The bill is too early-stage to move markets. Semiconductor ETFs (SMH, SOXX) and individual names (NVDA, INTC, AMD) will remain driven by earnings, AI demand cycles, and export control policy (BIS/Commerce) rather than nascent legislation. The CHIPS Act already provides the primary legislative framework; this bill would need to offer meaningful incremental incentives to be material.

Full Analysis

The Semiconductor Superiority Act (HR8959) was introduced on May 21, 2026, by Rep. Vern Buchanan (R-FL) with 2 cosponsors. The bill was immediately referred to the House Committee on Ways and Means, which has jurisdiction over taxation, tariffs, and trade policy.
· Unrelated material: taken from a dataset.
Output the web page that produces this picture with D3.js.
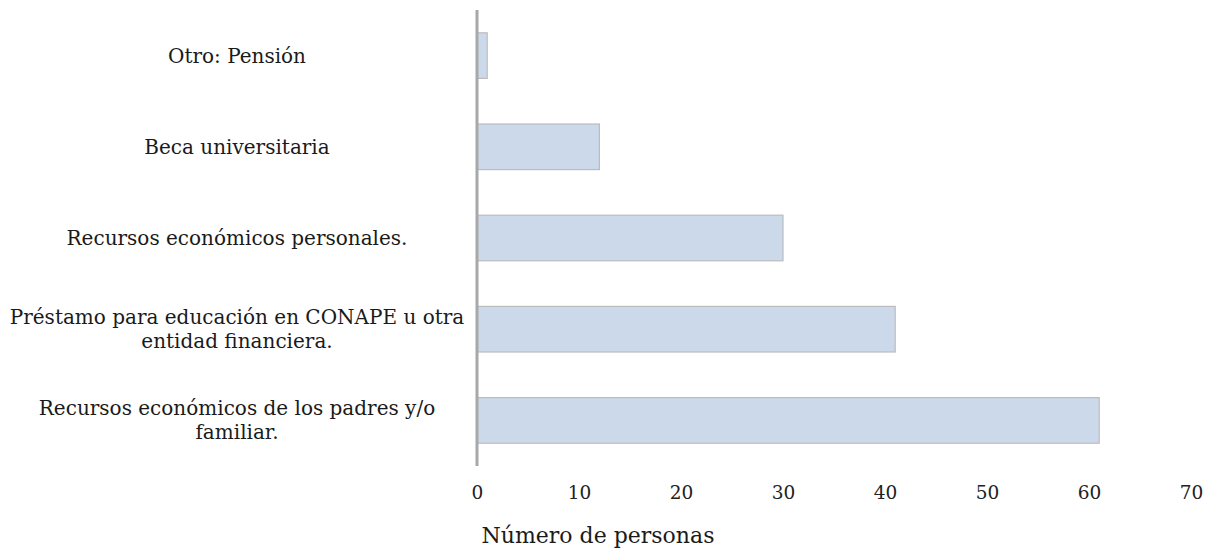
<!DOCTYPE html>
<html><head><meta charset="utf-8">
<script src="https://cdn.jsdelivr.net/npm/d3@7"></script>
<style>body{margin:0;background:#fff}</style>
</head><body>
<svg id="c" width="1224" height="554"></svg>
<script>
const categories = [
  ["Otro: Pensión"],
  ["Beca universitaria"],
  ["Recursos económicos personales."],
  ["Préstamo para educación en CONAPE u otra", "entidad financiera."],
  ["Recursos económicos de los padres y/o", "familiar."]
];
const values = [1, 12, 30, 41, 61];
const tickValues = [0, 10, 20, 30, 40, 50, 60, 70];
const axisTitle = "Número de personas";

const svg = d3.select("#c");
const x = d3.scaleLinear().domain([0, 70]).range([477, 1191]);
const y = d3.scaleBand().domain(d3.range(categories.length)).range([10, 466]).paddingInner(0.5).paddingOuter(0.25);
const labelFont = "'DejaVu Serif', serif";

svg.append("g").selectAll("rect").data(values).join("rect")
  .attr("x", x(0)).attr("y", (d, i) => y(i))
  .attr("width", d => x(d) - x(0)).attr("height", y.bandwidth())
  .attr("fill", "#cbd9eb").attr("stroke", "#bcbcbc").attr("stroke-width", 1.2);

svg.append("line").attr("x1", x(0)).attr("x2", x(0)).attr("y1", 10).attr("y2", 466)
  .attr("stroke", "#a8a8a8").attr("stroke-width", 3);

const ax = svg.append("g").attr("transform", "translate(0,466)")
  .call(d3.axisBottom(x).tickValues(tickValues).tickSize(0).tickPadding(20));
ax.select(".domain").remove();
ax.selectAll("text").attr("font-family", labelFont).attr("font-size", 18.5).attr("fill", "#222");

const lab = svg.append("g").selectAll("text").data(categories).join("text")
  .attr("font-family", labelFont).attr("font-size", 20).attr("fill", "#1a1a1a")
  .attr("text-anchor", "middle")
  .attr("y", (d, i) => y(i) + y.bandwidth() / 2 - (d.length - 1) * 12 + 7);
lab.selectAll("tspan").data(d => d).join("tspan")
  .attr("x", 237).attr("dy", (d, j) => j === 0 ? 0 : 24).text(d => d);

svg.append("text").attr("x", 598).attr("y", 543).attr("text-anchor", "middle")
  .attr("font-family", labelFont).attr("font-size", 22).attr("fill", "#1a1a1a").text(axisTitle);
</script>
</body></html>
The policy area is listed as 'Taxation,' suggesting the bill may use tax incentives to support domestic semiconductor manufacturing, similar to the CHIPS Act's investment tax credit. However, the full text of the bill has not been released, and no markup or hearing has been scheduled. The bill is in its earliest stage — referral to committee — with no legislative velocity (all 3 actions occurred on the same day). No dollar amount is specified in the available data. The sponsor is a senior House member but not the committee chair or a leadership figure on semiconductor issues. Without the actual bill text, it is impossible to identify specific funding mechanisms (grants, tax credits, procurement preferences), obligated parties, or company-level impacts. The semiconductor sector already benefits from the CHIPS and Science Act of 2022, which authorized $52.7 billion for manufacturing and R&D, with $39 billion in manufacturing subsidies administered by the Commerce Department. Any new semiconductor legislation would likely supplement or extend existing CHIPS programs. Key public companies that would be affected by new semiconductor tax incentives include pure-play foundries Taiwan Semiconductor Manufacturing Co. ($TSM) and its Arizona subsidiary; Intel ($INTC) through its foundry services; Samsung Electronics (non-US); and equipment suppliers like Applied Materials ($AMAT), Lam Research ($LRCX), and KLA Corporation ($KLAC). Design companies such as NVIDIA ($NVDA), AMD ($AMD), and Broadcom ($AVGO) could benefit from supply chain incentives. However, without specific language, no causal chain can be validated. The legislative path requires committee markup, House passage, Senate companion introduction, and eventual reconciliation — a process that typically takes 6–18 months for major semiconductor bills. The current Congress (119th) expires in January 2027, providing a window but no urgency.